▶ _Data extract_:
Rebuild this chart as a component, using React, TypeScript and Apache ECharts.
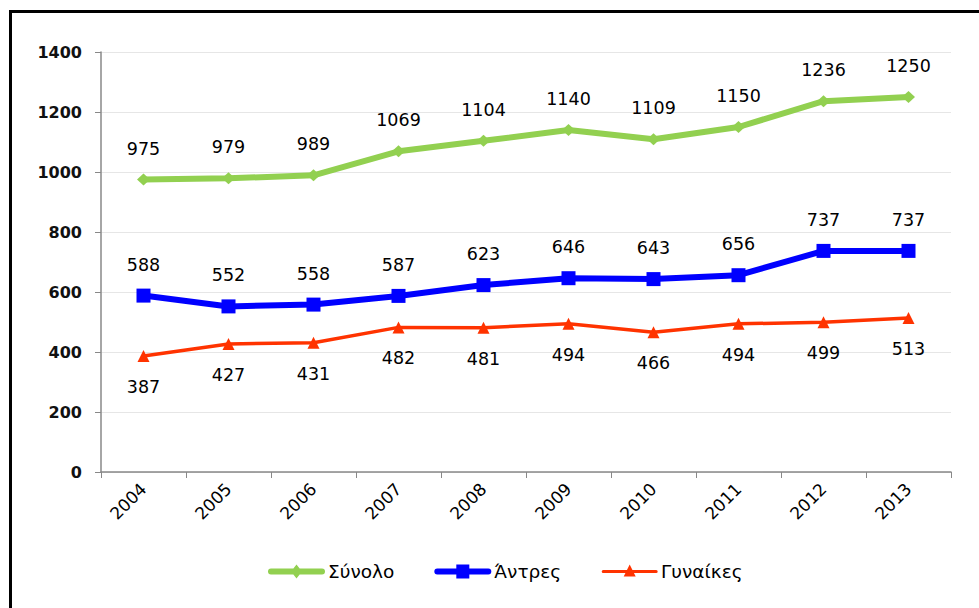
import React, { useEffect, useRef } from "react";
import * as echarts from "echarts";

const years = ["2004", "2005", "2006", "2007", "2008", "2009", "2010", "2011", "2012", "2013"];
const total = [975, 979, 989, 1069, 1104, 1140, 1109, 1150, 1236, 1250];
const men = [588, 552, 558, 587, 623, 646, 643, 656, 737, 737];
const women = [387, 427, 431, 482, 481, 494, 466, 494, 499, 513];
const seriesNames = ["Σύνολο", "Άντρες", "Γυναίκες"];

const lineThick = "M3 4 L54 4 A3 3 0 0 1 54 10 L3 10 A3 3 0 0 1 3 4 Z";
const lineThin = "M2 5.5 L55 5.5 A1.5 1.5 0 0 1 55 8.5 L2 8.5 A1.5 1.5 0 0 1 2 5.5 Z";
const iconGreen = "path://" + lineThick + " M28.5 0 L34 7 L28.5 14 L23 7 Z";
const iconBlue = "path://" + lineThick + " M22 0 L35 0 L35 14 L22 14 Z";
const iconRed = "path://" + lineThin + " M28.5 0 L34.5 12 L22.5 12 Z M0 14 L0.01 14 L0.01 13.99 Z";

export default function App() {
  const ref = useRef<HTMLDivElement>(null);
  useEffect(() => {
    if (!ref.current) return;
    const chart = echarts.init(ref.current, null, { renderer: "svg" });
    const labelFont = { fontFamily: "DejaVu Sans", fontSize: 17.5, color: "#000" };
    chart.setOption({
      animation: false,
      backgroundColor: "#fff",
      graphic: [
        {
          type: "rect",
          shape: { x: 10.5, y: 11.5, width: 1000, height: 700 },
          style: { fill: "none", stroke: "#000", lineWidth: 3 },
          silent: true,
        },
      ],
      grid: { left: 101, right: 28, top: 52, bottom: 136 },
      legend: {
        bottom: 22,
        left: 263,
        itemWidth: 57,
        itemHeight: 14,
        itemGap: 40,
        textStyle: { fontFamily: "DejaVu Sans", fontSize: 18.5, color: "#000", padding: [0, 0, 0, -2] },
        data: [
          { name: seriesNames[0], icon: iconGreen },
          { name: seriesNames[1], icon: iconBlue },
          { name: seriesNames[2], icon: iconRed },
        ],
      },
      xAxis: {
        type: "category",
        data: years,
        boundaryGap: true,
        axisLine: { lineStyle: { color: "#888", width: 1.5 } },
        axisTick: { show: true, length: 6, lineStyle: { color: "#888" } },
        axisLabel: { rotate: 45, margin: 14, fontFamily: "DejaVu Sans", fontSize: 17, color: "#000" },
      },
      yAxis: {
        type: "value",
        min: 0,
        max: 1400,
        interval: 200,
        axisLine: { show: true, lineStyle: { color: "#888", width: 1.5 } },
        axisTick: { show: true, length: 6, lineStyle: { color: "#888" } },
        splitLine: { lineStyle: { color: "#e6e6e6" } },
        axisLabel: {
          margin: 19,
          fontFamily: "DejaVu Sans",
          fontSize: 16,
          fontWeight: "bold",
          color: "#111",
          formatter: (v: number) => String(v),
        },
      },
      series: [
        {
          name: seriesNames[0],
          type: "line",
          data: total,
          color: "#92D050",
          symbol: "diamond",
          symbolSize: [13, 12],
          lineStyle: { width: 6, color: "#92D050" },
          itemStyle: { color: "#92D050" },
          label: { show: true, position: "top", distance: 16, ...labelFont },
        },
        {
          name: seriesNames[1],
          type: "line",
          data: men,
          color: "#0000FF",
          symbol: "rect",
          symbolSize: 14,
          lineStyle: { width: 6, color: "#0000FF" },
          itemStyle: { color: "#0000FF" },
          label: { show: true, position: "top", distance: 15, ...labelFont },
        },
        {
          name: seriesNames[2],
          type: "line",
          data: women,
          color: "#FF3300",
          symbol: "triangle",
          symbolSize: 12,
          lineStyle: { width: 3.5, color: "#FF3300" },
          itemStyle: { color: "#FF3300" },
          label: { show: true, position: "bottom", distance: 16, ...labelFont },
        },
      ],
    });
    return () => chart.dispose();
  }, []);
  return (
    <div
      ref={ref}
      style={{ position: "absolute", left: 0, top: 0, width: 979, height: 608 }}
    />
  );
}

▶ _Goal of the exercise_:
Pictures stay out. Print the data exactly, from its first line through the line containing "import * as".

▶ _Task response_:
Rebuild this chart as a component, using React, TypeScript and Apache ECharts.
import React, { useEffect, useRef } from "react";
import * as echarts from "echarts";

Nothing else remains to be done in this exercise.